Why Montana’s Hidden Road Risks Are So Easy to Miss
The real issue with Montana road trips is that danger often wears a beautiful mask. A road can have mountain views, quiet forests, open valleys, and still demand serious driving. In fact, the scenery can be part of the risk because it pulls attention away from the road.
Visitors also tend to think of danger as something obvious. A cliff road feels dangerous. A remote pass feels dangerous. But a broad valley highway with wildlife, speed, and turning traffic can be just as concerning. The roads locals warn about are often the ones that look easier than they are.
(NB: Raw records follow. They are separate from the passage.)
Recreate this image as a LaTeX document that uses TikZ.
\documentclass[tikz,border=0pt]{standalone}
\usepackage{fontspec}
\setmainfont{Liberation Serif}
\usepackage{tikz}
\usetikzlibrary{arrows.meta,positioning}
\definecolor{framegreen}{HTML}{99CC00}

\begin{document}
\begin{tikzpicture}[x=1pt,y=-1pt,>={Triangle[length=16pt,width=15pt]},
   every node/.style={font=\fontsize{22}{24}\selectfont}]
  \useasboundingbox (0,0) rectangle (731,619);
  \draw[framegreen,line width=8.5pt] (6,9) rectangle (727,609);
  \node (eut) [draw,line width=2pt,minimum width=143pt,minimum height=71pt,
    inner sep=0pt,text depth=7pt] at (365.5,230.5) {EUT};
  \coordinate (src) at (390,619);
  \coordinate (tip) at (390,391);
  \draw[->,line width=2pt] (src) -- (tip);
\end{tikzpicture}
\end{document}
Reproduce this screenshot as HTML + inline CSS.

The better way to drive Montana is with respect, not fear. Check current road reports. Watch the weather. Slow down before curves, passes, gravel, and wildlife zones. Keep fuel in the tank. Give yourself daylight when possible. The state’s best drives are worth taking, but they should never be treated like casual background scenery.
Final Thoughts
Montana road trips can feel like freedom in its purest form, but freedom on the road still comes with responsibility. Beartooth Highway, Going-to-the-Sun Road, Skalkaho Highway, Looking Glass Highway, Thompson Pass Road, US 191, US 93, Homestake Pass, and Rogers Pass all offer powerful scenery with real risks attached.
The smartest travelers do not avoid every hard road. They read the conditions, respect local warnings, and understand that Montana does not always give second chances to careless driving. The reward is still there: huge skies, mountain air, wild views, and roads that stay in your memory long after the trip ends. Just make sure the story you bring home is the good kind.